Spanish Parliament requests measures for national security

Two brothers arrested for arms trafficking in Costa del Sol's Malaga. Image: Guardia Civil

THE Spanish Parliament has request that the images of certain buildings be protected on the internet. A draft has been approved in parliament which requests that the government control the broadcasting of images of certain places in the name of national security.

The initiative came from the conservative Partido Popular (PP) and did not mention any particular company, but is believed to refer to images on sites such as Google Maps.

The aim is to demand that the images of certain buildings be pixellated or blurred. “Satellite maps available on the internet provide information on sensitive locations which could endanger national security and international stability” the PP said.

They said that “some terrorist groups” have admitted to using such tools to plan attacks, and that such technology can facilitate terrorist acts if not properly protected. 

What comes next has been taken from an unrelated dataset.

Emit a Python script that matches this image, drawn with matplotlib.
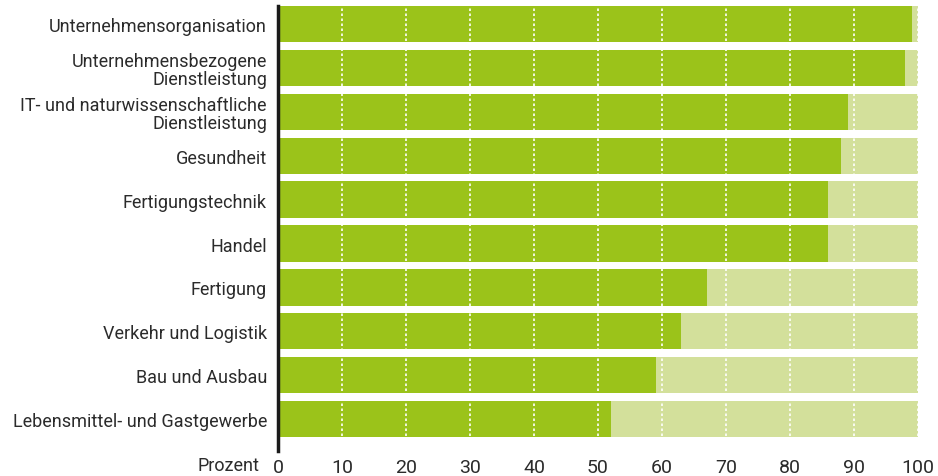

There is currently no limitation in Spain to the broadcasting of images taken from satellites, meaning that military facilities, headquarters and official residences can be seen by the general public. This includes La Zarzuela Palace (the King’s residence) and La Moncloa Palace (the Prime Minister’s residence), as well as the National Intelligence Centre Headquarters, or military bases such as Torrejon de Ardoz and Rota. 

Parliament wants a study to be carried out to determine how much information can be obtained from such images. 

Currently legislation is dated and refers only to images taken from planes. 

The databases containing the images are located outside Spain and there is no international legislation regarding the broadcasting of information which could compromise national security by private companies. However, the PP believes this should not prevent certain measures from being taken.